> [AIM]: Taking the data below, please print only the lines from the line holding "Convert this chart" to the line holding "axD = fig.add_axes([0.689, 0.044, 0.291, 0.385])", inclusive, with pictures omitted.

━━━━━━━━

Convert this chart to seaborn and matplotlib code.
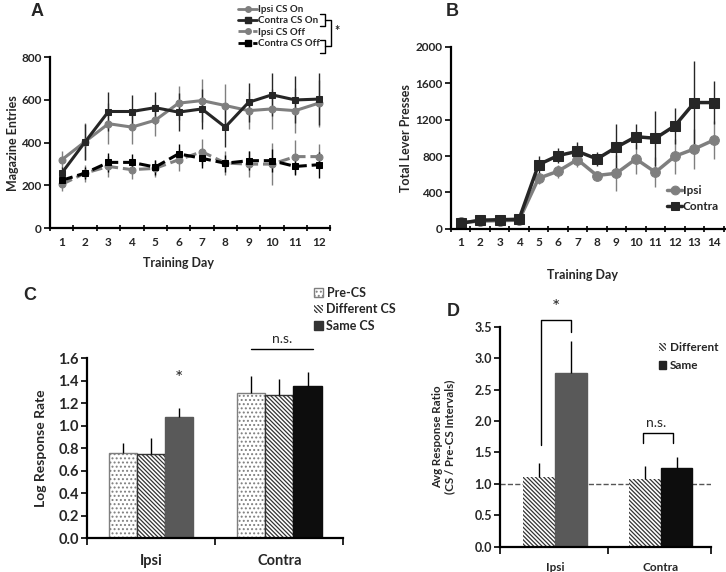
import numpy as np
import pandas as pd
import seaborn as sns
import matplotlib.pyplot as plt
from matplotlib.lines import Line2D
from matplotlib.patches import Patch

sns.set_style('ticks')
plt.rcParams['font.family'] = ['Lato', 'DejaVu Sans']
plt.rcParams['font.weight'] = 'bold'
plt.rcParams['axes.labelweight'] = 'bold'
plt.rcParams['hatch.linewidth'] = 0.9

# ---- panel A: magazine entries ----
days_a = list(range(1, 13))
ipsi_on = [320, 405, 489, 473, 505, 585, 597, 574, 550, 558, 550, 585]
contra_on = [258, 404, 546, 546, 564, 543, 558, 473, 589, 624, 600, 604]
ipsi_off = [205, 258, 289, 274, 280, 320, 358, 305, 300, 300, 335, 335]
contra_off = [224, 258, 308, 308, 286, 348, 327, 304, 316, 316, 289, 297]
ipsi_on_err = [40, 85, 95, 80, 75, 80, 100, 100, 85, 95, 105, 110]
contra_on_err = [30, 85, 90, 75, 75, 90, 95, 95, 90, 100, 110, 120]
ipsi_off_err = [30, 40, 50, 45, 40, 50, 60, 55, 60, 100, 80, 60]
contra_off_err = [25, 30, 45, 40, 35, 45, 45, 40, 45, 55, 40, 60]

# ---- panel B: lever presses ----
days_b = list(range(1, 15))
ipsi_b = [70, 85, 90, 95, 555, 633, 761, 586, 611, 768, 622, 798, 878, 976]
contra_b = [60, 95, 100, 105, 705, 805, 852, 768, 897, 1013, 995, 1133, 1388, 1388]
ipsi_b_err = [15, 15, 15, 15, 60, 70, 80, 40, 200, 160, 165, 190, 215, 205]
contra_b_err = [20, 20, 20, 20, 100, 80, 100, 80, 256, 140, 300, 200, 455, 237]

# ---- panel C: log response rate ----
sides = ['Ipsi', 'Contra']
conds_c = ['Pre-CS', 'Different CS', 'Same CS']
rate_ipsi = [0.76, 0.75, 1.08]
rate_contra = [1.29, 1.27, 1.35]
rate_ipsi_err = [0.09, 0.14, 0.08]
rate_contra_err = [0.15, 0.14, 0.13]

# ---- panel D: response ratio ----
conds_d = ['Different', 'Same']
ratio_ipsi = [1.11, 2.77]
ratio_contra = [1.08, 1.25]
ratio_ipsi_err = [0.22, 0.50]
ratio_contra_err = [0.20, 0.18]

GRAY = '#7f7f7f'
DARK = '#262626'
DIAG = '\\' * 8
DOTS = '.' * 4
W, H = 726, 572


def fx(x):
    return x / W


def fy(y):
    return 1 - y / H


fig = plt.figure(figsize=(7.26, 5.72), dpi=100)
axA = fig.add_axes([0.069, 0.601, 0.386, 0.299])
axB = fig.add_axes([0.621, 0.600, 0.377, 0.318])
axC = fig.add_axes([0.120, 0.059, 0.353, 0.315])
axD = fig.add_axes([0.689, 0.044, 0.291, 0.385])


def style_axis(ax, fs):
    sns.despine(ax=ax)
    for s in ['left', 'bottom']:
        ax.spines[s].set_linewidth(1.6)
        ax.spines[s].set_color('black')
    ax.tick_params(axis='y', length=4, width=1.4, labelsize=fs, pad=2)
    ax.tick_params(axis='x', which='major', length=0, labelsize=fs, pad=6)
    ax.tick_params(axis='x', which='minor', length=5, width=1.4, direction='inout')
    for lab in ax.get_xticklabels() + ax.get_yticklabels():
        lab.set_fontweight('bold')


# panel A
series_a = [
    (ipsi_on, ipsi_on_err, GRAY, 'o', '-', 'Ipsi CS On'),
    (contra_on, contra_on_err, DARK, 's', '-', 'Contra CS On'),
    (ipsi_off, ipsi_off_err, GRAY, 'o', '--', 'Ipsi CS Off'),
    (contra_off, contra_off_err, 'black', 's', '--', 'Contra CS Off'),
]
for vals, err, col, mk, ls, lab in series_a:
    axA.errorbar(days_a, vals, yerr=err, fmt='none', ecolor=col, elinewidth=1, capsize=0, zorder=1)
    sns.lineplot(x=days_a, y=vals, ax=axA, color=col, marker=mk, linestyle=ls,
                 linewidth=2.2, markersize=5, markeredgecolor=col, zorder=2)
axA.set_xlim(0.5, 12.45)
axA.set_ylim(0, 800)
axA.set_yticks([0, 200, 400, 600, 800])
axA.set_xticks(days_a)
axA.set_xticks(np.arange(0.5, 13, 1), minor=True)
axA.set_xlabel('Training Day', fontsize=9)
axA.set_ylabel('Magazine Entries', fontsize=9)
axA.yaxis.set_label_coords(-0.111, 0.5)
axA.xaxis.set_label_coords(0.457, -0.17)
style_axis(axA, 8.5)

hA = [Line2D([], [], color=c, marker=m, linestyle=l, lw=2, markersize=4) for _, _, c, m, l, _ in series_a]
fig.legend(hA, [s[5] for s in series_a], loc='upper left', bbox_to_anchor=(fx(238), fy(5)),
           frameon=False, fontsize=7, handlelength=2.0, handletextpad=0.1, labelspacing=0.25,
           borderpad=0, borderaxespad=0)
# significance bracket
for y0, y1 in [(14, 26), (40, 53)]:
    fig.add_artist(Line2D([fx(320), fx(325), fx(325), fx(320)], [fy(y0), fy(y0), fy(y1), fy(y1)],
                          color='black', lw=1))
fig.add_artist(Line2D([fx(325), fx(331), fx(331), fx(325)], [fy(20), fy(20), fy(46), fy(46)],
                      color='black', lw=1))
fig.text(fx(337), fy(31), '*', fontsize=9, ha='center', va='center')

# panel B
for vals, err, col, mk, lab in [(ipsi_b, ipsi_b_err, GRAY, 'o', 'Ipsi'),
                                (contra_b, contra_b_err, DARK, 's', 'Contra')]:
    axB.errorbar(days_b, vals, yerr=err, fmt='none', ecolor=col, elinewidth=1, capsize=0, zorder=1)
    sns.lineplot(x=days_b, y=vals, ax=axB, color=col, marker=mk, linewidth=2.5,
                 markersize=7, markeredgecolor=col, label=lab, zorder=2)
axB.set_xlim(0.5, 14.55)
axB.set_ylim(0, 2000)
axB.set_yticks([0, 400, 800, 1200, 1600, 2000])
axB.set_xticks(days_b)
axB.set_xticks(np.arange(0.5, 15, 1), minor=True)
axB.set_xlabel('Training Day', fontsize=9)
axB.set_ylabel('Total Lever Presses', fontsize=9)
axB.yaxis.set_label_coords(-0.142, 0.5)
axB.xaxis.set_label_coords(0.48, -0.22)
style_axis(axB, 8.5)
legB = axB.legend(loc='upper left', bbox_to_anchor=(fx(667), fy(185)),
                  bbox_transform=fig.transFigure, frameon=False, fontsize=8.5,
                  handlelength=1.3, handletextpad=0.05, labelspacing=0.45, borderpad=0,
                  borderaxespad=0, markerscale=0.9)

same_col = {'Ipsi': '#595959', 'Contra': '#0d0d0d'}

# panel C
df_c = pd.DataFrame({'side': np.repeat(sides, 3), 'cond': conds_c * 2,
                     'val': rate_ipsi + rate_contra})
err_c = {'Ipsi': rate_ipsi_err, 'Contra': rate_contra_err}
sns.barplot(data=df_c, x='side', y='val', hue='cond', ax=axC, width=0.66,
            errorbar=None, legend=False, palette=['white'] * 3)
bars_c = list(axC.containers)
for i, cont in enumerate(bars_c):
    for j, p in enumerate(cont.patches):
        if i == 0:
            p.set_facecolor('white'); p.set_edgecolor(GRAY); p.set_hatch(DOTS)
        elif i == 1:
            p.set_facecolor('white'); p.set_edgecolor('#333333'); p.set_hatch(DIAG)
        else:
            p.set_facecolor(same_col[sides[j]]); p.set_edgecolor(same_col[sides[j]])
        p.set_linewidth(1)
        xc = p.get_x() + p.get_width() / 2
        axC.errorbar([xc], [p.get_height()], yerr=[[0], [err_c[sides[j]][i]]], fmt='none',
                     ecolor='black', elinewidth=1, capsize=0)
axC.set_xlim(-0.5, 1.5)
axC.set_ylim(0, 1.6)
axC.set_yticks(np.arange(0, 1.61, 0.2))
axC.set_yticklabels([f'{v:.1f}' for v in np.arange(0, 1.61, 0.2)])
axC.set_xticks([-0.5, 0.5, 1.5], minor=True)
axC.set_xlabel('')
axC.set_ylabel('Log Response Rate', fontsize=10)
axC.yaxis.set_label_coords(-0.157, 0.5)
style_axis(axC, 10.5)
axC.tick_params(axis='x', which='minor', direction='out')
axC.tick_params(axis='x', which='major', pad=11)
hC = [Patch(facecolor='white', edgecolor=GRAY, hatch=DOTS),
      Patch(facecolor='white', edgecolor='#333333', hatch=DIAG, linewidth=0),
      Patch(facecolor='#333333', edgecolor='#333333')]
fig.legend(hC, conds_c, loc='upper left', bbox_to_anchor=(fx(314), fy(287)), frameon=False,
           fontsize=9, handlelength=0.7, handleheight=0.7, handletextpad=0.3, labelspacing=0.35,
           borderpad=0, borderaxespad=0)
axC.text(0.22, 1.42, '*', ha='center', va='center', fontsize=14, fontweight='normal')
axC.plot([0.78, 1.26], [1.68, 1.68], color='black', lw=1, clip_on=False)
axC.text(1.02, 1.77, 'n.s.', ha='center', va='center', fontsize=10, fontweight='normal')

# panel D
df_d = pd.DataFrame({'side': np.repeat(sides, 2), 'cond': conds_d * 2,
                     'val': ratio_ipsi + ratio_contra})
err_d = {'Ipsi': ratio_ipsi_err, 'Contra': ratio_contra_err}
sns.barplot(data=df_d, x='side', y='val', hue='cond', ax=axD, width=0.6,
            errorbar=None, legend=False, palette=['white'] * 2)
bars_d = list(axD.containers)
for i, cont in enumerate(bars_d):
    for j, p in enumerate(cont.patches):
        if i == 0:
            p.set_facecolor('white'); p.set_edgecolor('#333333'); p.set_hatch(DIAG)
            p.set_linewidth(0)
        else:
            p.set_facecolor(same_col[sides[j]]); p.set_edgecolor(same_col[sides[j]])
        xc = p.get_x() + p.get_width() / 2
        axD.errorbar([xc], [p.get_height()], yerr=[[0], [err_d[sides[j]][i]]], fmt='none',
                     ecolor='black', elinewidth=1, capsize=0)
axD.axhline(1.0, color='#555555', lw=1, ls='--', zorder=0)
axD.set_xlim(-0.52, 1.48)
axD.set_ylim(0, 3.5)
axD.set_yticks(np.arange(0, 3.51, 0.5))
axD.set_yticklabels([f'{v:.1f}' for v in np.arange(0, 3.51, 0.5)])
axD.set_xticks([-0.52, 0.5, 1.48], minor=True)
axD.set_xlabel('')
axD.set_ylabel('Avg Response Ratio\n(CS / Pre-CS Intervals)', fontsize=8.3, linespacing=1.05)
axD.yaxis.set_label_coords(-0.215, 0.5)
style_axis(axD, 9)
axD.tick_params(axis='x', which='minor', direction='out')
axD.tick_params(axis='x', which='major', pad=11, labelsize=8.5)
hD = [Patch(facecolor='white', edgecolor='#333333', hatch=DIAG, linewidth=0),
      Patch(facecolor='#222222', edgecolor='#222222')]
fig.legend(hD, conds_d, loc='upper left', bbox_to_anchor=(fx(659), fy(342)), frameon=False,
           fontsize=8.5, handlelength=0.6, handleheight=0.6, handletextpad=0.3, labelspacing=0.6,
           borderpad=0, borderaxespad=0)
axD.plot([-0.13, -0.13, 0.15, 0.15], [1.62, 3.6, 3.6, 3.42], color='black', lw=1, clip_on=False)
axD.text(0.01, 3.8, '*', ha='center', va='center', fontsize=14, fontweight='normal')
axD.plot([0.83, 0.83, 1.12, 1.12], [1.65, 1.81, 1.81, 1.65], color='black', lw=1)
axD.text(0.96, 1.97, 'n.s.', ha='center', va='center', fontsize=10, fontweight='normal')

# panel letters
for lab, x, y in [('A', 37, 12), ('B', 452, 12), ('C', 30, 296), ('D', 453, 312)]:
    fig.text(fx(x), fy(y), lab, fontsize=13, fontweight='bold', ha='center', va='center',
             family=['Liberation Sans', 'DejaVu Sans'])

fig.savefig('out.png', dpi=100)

━━━━━━━━

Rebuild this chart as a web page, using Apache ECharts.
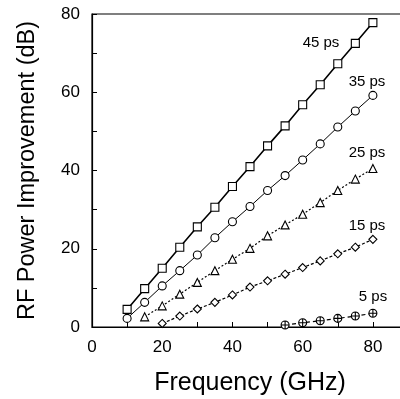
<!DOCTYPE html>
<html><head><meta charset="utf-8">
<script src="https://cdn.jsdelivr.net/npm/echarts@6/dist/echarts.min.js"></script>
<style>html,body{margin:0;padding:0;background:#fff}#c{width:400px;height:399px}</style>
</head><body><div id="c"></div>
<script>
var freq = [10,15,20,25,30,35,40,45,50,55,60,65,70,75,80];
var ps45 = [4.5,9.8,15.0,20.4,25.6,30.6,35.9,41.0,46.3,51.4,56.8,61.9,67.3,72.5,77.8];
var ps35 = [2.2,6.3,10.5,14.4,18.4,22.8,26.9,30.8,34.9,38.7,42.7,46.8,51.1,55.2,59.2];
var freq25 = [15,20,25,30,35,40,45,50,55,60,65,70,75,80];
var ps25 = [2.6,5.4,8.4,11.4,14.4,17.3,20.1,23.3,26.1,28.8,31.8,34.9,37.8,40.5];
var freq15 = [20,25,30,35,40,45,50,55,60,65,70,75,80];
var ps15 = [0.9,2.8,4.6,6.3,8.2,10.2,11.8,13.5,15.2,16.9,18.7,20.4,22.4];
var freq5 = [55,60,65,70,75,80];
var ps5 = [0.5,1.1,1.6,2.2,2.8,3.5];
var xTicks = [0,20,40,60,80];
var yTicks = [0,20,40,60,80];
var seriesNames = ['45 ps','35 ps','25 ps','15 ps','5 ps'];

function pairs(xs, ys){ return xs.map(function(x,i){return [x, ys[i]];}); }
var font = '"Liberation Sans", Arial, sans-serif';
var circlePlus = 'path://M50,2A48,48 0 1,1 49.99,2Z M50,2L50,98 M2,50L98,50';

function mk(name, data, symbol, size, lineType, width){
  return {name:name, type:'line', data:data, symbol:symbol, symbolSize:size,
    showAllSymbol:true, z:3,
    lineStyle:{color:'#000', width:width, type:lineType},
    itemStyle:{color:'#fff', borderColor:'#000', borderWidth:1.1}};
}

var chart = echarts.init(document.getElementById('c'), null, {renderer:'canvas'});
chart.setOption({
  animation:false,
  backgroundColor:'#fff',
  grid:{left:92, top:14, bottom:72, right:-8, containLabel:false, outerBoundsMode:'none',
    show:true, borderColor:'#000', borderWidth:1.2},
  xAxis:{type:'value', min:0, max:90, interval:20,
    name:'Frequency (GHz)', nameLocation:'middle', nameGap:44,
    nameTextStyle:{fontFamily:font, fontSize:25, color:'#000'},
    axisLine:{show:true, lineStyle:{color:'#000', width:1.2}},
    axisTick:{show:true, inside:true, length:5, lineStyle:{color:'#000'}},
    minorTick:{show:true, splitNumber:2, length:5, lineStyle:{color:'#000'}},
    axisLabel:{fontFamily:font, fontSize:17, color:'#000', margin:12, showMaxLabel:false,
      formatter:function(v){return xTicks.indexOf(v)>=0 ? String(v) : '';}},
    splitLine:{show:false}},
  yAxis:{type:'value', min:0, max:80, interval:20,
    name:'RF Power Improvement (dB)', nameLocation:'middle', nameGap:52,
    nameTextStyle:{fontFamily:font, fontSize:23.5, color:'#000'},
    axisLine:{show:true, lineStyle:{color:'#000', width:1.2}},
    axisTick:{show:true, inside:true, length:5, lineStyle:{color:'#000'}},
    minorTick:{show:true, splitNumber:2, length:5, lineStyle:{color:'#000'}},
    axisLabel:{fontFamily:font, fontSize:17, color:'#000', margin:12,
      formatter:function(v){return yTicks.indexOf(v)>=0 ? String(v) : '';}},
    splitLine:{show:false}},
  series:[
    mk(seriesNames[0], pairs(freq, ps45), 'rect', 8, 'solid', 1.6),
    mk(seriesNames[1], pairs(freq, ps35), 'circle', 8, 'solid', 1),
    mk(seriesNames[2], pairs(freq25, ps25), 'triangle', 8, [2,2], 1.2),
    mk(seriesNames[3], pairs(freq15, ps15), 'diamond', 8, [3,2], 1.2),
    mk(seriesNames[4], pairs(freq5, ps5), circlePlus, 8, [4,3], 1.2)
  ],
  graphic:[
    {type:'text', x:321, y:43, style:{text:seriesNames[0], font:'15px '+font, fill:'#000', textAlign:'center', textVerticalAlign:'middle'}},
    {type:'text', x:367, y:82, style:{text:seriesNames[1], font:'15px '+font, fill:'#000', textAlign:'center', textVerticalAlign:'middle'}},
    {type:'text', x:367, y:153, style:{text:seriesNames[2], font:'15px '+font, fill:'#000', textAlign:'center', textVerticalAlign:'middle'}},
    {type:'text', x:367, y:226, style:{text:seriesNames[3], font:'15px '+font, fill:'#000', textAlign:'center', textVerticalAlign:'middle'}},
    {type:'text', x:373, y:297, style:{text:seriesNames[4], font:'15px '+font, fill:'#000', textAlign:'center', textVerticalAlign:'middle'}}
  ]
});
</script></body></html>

━━━━━━━━

> [FINISHED EXERCISE]:
Convert this chart to seaborn and matplotlib code.
import numpy as np
import pandas as pd
import seaborn as sns
import matplotlib.pyplot as plt
from matplotlib.lines import Line2D
from matplotlib.patches import Patch

sns.set_style('ticks')
plt.rcParams['font.family'] = ['Lato', 'DejaVu Sans']
plt.rcParams['font.weight'] = 'bold'
plt.rcParams['axes.labelweight'] = 'bold'
plt.rcParams['hatch.linewidth'] = 0.9

# ---- panel A: magazine entries ----
days_a = list(range(1, 13))
ipsi_on = [320, 405, 489, 473, 505, 585, 597, 574, 550, 558, 550, 585]
contra_on = [258, 404, 546, 546, 564, 543, 558, 473, 589, 624, 600, 604]
ipsi_off = [205, 258, 289, 274, 280, 320, 358, 305, 300, 300, 335, 335]
contra_off = [224, 258, 308, 308, 286, 348, 327, 304, 316, 316, 289, 297]
ipsi_on_err = [40, 85, 95, 80, 75, 80, 100, 100, 85, 95, 105, 110]
contra_on_err = [30, 85, 90, 75, 75, 90, 95, 95, 90, 100, 110, 120]
ipsi_off_err = [30, 40, 50, 45, 40, 50, 60, 55, 60, 100, 80, 60]
contra_off_err = [25, 30, 45, 40, 35, 45, 45, 40, 45, 55, 40, 60]

# ---- panel B: lever presses ----
days_b = list(range(1, 15))
ipsi_b = [70, 85, 90, 95, 555, 633, 761, 586, 611, 768, 622, 798, 878, 976]
contra_b = [60, 95, 100, 105, 705, 805, 852, 768, 897, 1013, 995, 1133, 1388, 1388]
ipsi_b_err = [15, 15, 15, 15, 60, 70, 80, 40, 200, 160, 165, 190, 215, 205]
contra_b_err = [20, 20, 20, 20, 100, 80, 100, 80, 256, 140, 300, 200, 455, 237]

# ---- panel C: log response rate ----
sides = ['Ipsi', 'Contra']
conds_c = ['Pre-CS', 'Different CS', 'Same CS']
rate_ipsi = [0.76, 0.75, 1.08]
rate_contra = [1.29, 1.27, 1.35]
rate_ipsi_err = [0.09, 0.14, 0.08]
rate_contra_err = [0.15, 0.14, 0.13]

# ---- panel D: response ratio ----
conds_d = ['Different', 'Same']
ratio_ipsi = [1.11, 2.77]
ratio_contra = [1.08, 1.25]
ratio_ipsi_err = [0.22, 0.50]
ratio_contra_err = [0.20, 0.18]

GRAY = '#7f7f7f'
DARK = '#262626'
DIAG = '\\' * 8
DOTS = '.' * 4
W, H = 726, 572


def fx(x):
    return x / W


def fy(y):
    return 1 - y / H


fig = plt.figure(figsize=(7.26, 5.72), dpi=100)
axA = fig.add_axes([0.069, 0.601, 0.386, 0.299])
axB = fig.add_axes([0.621, 0.600, 0.377, 0.318])
axC = fig.add_axes([0.120, 0.059, 0.353, 0.315])
axD = fig.add_axes([0.689, 0.044, 0.291, 0.385])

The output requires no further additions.